His optimistic outlook for the market is partly precipitated by a slew of en bloc deals that began entering the market in May 2017. With seven en bloc sale projects already awarded, about 1,500 homeowners are expected to be displaced, each of whom is about $1.8 million wealthier.

“With leverage, this adds up to $13 billion of potential capital inflows that could find their way back into the property market, more than the entire value of developer sales in 2016. More en bloc deals could follow, with 50-60 more currently under discussion,” he said.

Other signs of an imminent price recovery are the significant increase in transaction volumes and the milder decrease in private home prices as shown by the Urban Redevelopment Authority’s (URA) second quarter statistics. URA data showed that private home prices dipped by 0.1 percent in Q2 2017 compared to the 0.3 percent fall stated in its flash estimate.

“We think that prices could have risen in late June…The flash estimates do not factor in the last two weeks of June. When URA revised up the number, it implies that in the last two weeks of June, prices have already started rising,” said Ng.
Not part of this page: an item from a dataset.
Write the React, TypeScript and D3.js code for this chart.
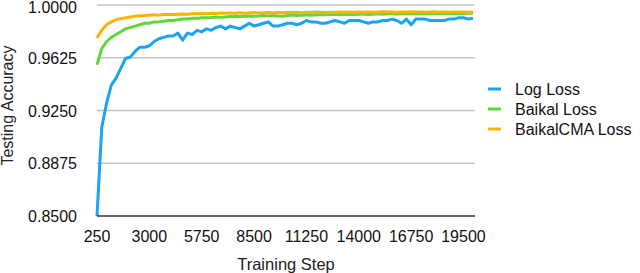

Moreover, unsold inventory also plunged to a record 22-year low of 17,000 units in June. And going by the present selling rate, Ng expects them to be cleared in 16 months.

This comes as households that remained on the sidelines during the 2014 to 2016 property lull are now entering the market.

Ng, however, is unable to tell if prices would double sooner than the 2030 timeline since the new supply from en bloc redevelopments may lead to further shifts in the market.

“It is a time period of about 13 years, so it could be more than one cycle. Could be up-cycle, down-cycle, up-cycle…Micro-markets historically have moved in cycles, so I wouldn’t be surprised if it’s a cyclical move to 2030.”